One thing about the New York Post that should concern Trump is something from his own playbook: It doesn’t hold back when it slams people — even someone like the ex-President whom it once championed. The paper is known for using clear, direct language and powerful framing — and that’s exactly what it deployed in its editorial crushing Trump. The editorial began:
“As his followers stormed the Capitol, calling for his vice president to be hanged, President Donald Trump sat in his private dining room, watching TV, doing nothing.
“For three hours, seven minutes.”
Putting it mildly, “three hours, seven minutes” sounds far longer than 187 minutes — the increment of time that most in the political world and the media use to measure Trump’s inaction — and the Post gets that.
From there, the editorial got worse for Trump. In its stinging rebuke, it emphasized that Trump was the only person who could have stopped his angry supporters, but he only made matters worse.
“To his eternal shame, as appalled aides implored him to publicly call on his followers to go home, he instead further fanned the flames” by tweeting that his vice president, Mike Pence, didn’t have the “courage” to block the congressional certification of Biden’s Electoral College win.

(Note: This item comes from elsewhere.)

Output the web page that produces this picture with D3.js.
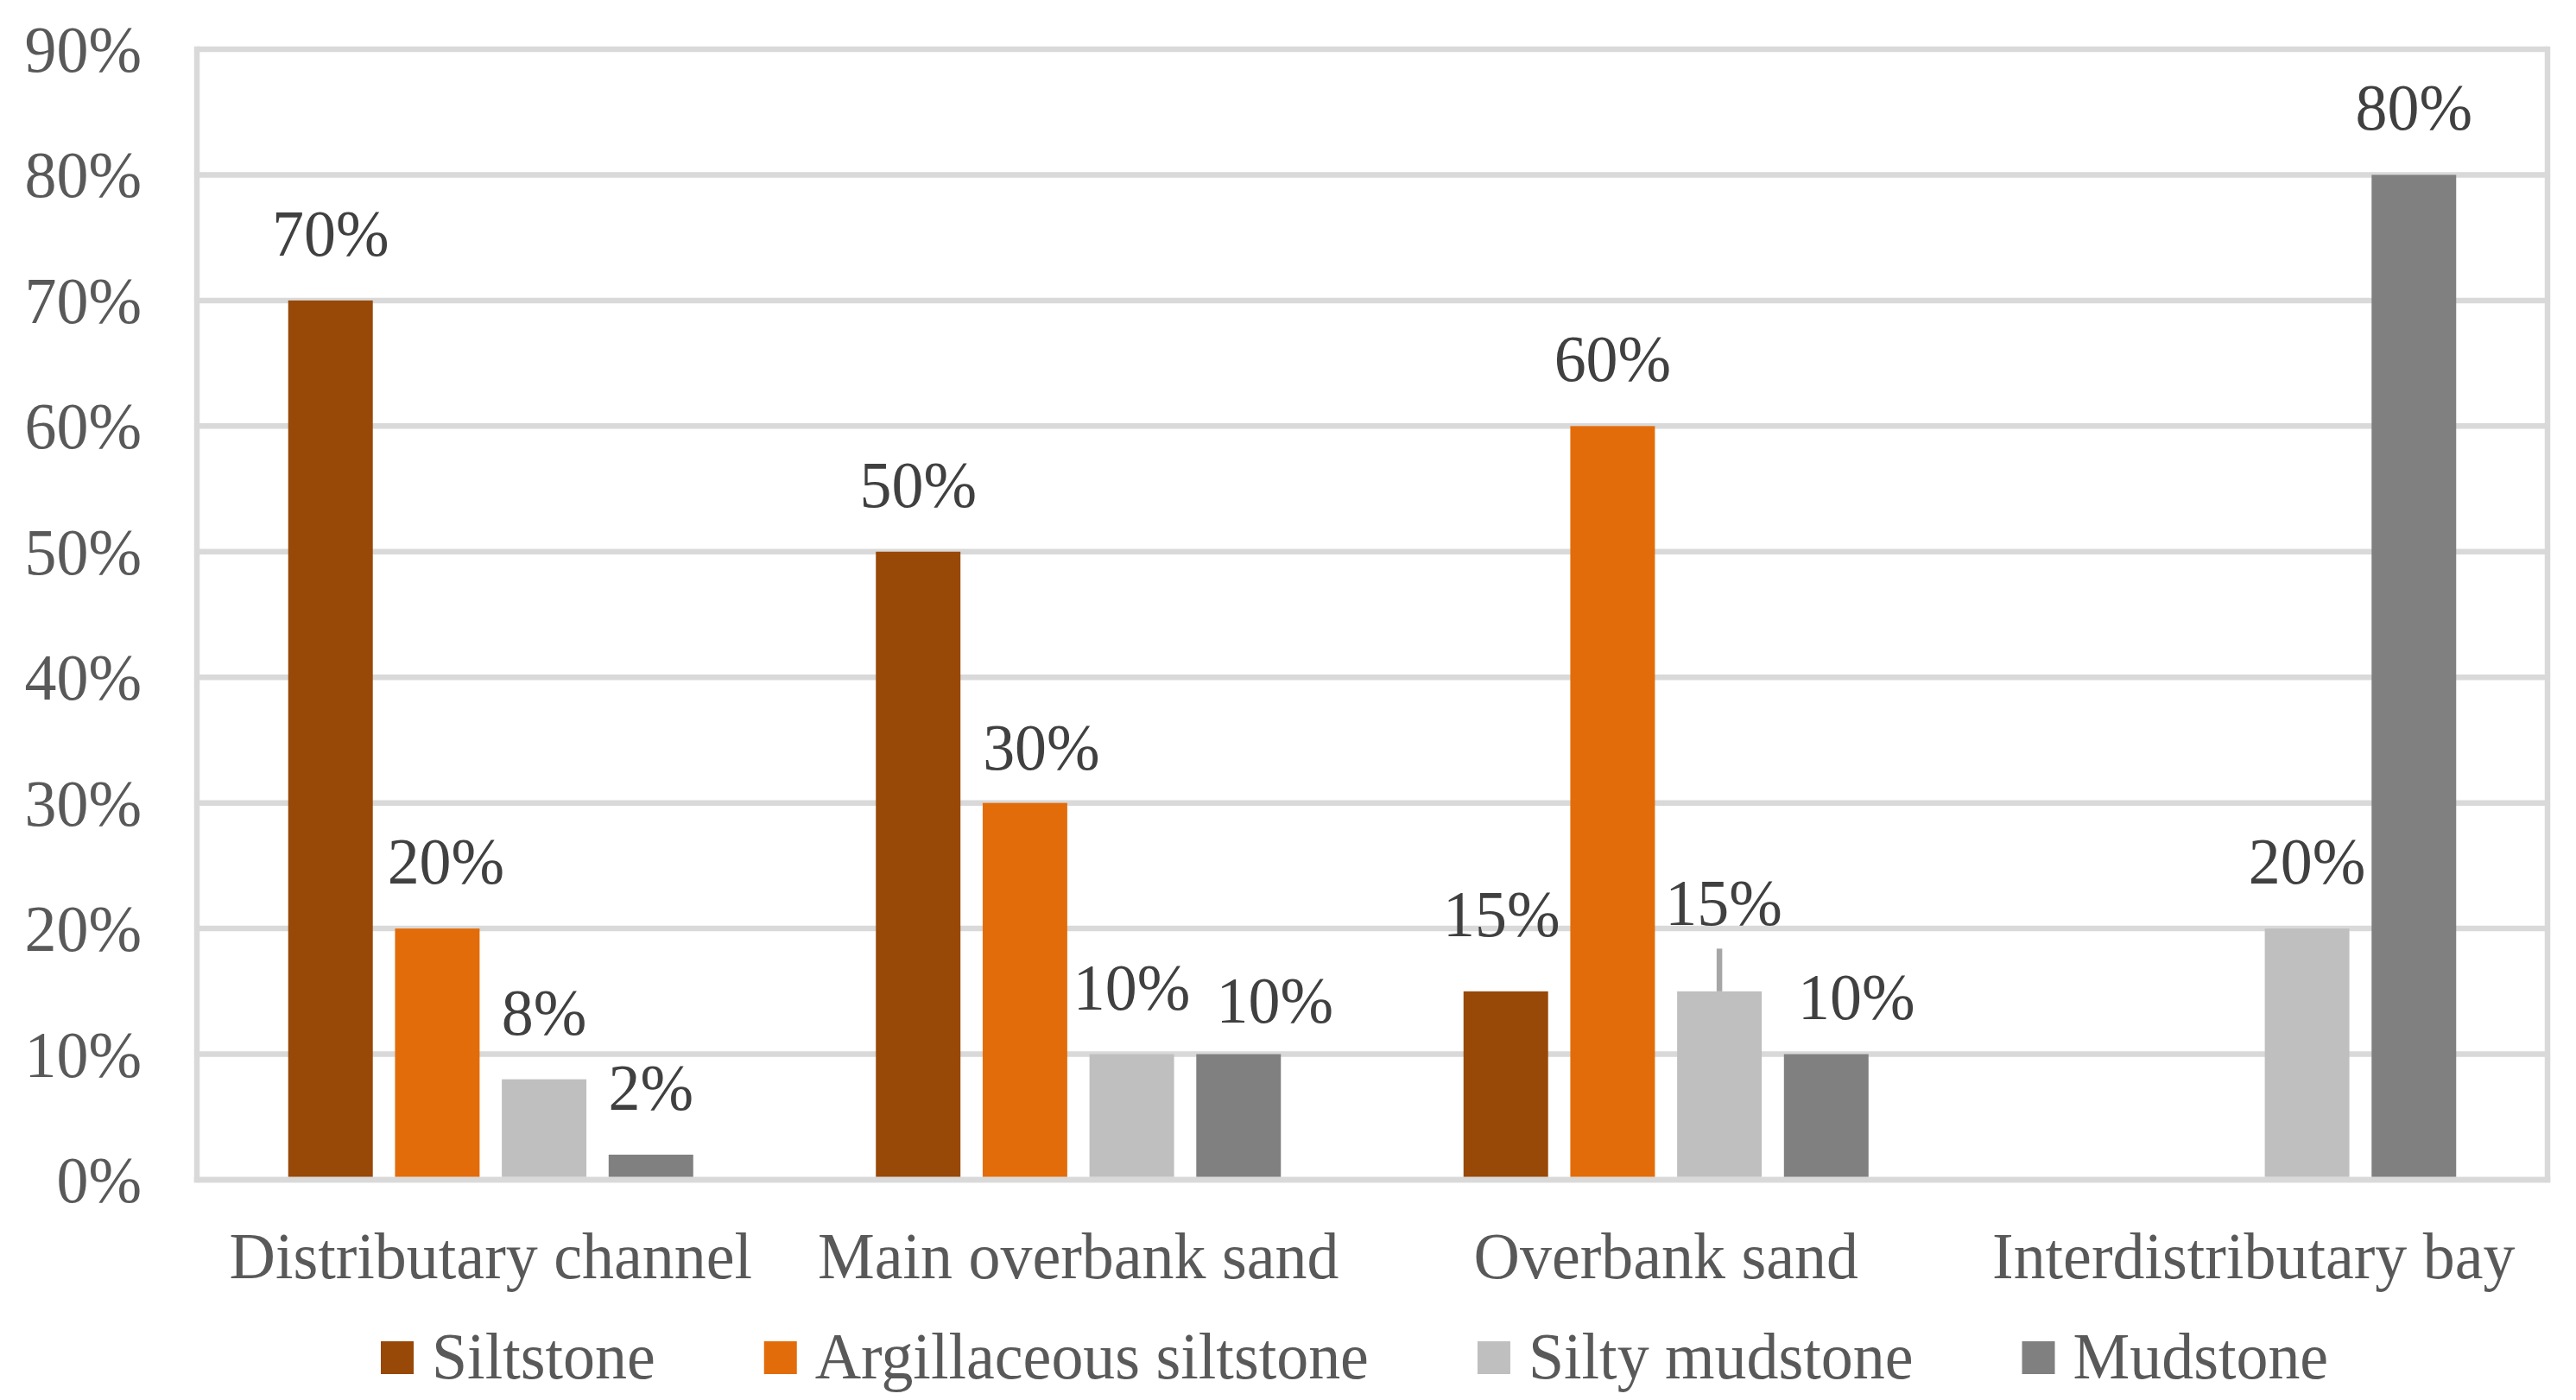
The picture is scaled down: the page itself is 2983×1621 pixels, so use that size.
<!DOCTYPE html>
<html>
<head>
<meta charset="utf-8">
<script src="https://cdn.jsdelivr.net/npm/d3@7"></script>
<style>
  html, body { margin: 0; padding: 0; background: #ffffff; }
  svg { display: block; }
  text { font-family: "Liberation Serif", "Times New Roman", serif; }
</style>
</head>
<body>
<svg id="chart" width="2983" height="1621"></svg>
<script>
// ---------------- data ----------------
const categories = ["Distributary channel", "Main overbank sand", "Overbank sand", "Interdistributary bay"];
const seriesNames = ["Siltstone", "Argillaceous siltstone", "Silty mudstone", "Mudstone"];
const siltstone     = [0.70, 0.50, 0.15, null];
const argillaceous  = [0.20, 0.30, 0.60, null];
const siltyMudstone = [0.08, 0.10, 0.15, 0.20];
const mudstone      = [0.02, 0.10, 0.10, 0.80];
const yTickValues   = [0, 0.1, 0.2, 0.3, 0.4, 0.5, 0.6, 0.7, 0.8, 0.9];
// upper error bar (only one drawn in the original)
const errorCategory = ["Overbank sand"];
const errorSeries   = ["Silty mudstone"];
const errorPlus     = [0.034];

// ---------------- styles / layout ----------------
const seriesColors = ["#984807", "#E36C0A", "#BFBFBF", "#808080"];
const W = 2983, H = 1621;
const plot = { left: 228, right: 2950, top: 57, bottom: 1366 };
const FONT = 77, SX = 0.96;
const gridColor = "#D9D9D9", gridW = 6.5;
// manual label nudges (dx, dy in px) as in the original figure
const labelNudge = {
  "Distributary channel|Argillaceous siltstone": [10, 0],
  "Main overbank sand|Argillaceous siltstone": [19, 13],
  "Main overbank sand|Mudstone": [42, 15],
  "Overbank sand|Siltstone": [-5, -12],
  "Overbank sand|Silty mudstone": [5, -25],
  "Overbank sand|Mudstone": [35, 11]
};

const seriesValues = [siltstone, argillaceous, siltyMudstone, mudstone];
const table = categories.map((c, i) => ({
  category: c,
  values: seriesNames.map((s, j) => ({ category: c, series: s, value: seriesValues[j][i], color: seriesColors[j] }))
}));

const svg = d3.select("#chart");
svg.append("rect").attr("width", W).attr("height", H).attr("fill", "#fff");

const x0 = d3.scaleBand().domain(categories).range([plot.left, plot.right]).paddingInner(0).paddingOuter(0);
const x1 = d3.scaleBand().domain(seriesNames).range([0, x0.bandwidth()]).paddingInner(0.208).paddingOuter(0.855);
const y = d3.scaleLinear().domain([0, 0.9]).range([plot.bottom, plot.top]);
const fmt = d3.format(".0%");

function addText(parent, x, yPos, str, anchor, fill) {
  const g = parent.append("g").attr("transform", `translate(${x},${yPos}) scale(${SX},1)`);
  return g.append("text")
    .attr("text-anchor", anchor)
    .attr("font-size", FONT)
    .attr("fill", fill)
    .text(str);
}

// gridlines
svg.append("g").selectAll("line").data(yTickValues).join("line")
  .attr("x1", plot.left).attr("x2", plot.right)
  .attr("y1", d => y(d)).attr("y2", d => y(d))
  .attr("stroke", gridColor).attr("stroke-width", gridW);

// plot frame (left, right)
svg.append("line").attr("x1", plot.left).attr("x2", plot.left).attr("y1", plot.top - gridW / 2).attr("y2", plot.bottom + gridW / 2)
  .attr("stroke", gridColor).attr("stroke-width", gridW);
svg.append("line").attr("x1", plot.right).attr("x2", plot.right).attr("y1", plot.top - gridW / 2).attr("y2", plot.bottom + gridW / 2)
  .attr("stroke", gridColor).attr("stroke-width", gridW);

// y tick labels
const yLab = svg.append("g");
yTickValues.forEach(v => addText(yLab, plot.left - 64, y(v) + 26, fmt(v), "end", "#595959"));

// bars
const groups = svg.append("g").selectAll("g").data(table).join("g")
  .attr("transform", d => `translate(${x0(d.category)},0)`);
groups.selectAll("rect").data(d => d.values.filter(v => v.value != null)).join("rect")
  .attr("x", d => x1(d.series))
  .attr("width", x1.bandwidth())
  .attr("y", d => y(d.value))
  .attr("height", d => y(0) - y(d.value) - gridW / 2)
  .attr("fill", d => d.color);

// bottom axis line
svg.append("line").attr("x1", plot.left - gridW / 2).attr("x2", plot.right + gridW / 2)
  .attr("y1", plot.bottom).attr("y2", plot.bottom)
  .attr("stroke", gridColor).attr("stroke-width", gridW);

// error bar
errorCategory.forEach((c, i) => {
  const s = errorSeries[i];
  const row = table.find(t => t.category === c).values.find(v => v.series === s);
  const cx = x0(c) + x1(s) + x1.bandwidth() / 2;
  svg.append("line").attr("x1", cx).attr("x2", cx)
    .attr("y1", y(row.value)).attr("y2", y(row.value + errorPlus[i]))
    .attr("stroke", "#A6A6A6").attr("stroke-width", 6.5);
});

// data labels
const lab = svg.append("g");
table.forEach(t => t.values.forEach(v => {
  if (v.value == null) return;
  const n = labelNudge[v.category + "|" + v.series] || [0, 0];
  const cx = x0(v.category) + x1(v.series) + x1.bandwidth() / 2 + n[0];
  addText(lab, cx, y(v.value) - 52 + n[1], fmt(v.value), "middle", "#404040");
}));

// category labels
const cat = svg.append("g");
categories.forEach(c => addText(cat, x0(c) + x0.bandwidth() / 2, 1480, c, "middle", "#595959"));

// legend
const leg = svg.append("g");
let lx = 441;
seriesNames.forEach((s, i) => {
  leg.append("rect").attr("x", lx).attr("y", 1553).attr("width", 38).attr("height", 38).attr("fill", seriesColors[i]);
  const t = addText(leg, lx + 59, 1596, s, "start", "#595959");
  const w = t.node().getComputedTextLength() * SX;
  lx = lx + 59 + w + 126;
});
</script>
</body>
</html>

The Post wrote that Trump’s indefensible objective through all of this was “to find any means — damn the consequences — to block the peaceful transfer of power.” Pointing out that the Justice Department must decide about possible criminal behavior, the newspaper’s editorial board concluded that “as a matter of principle, as a matter of character, Trump has proven himself unworthy to be this country’s chief executive again.”
The Journal wrote that, of all the condemnable behavior by Trump presented by the January 6 committee over the past several weeks, “most horrifying” was witnesses describing how “as the riot raged … he sat watching TV, posting inflammatory tweets and refusing to send help.”
No, he watched the attack unfold on television for hours.
One thing is perfectly clear at this point: people either support Donald Trump or they support the United States of America. There’s no overlap. Even the formerly Trump-loving New York Post is telling us that the ex-President’s behavior that day cannot be defended.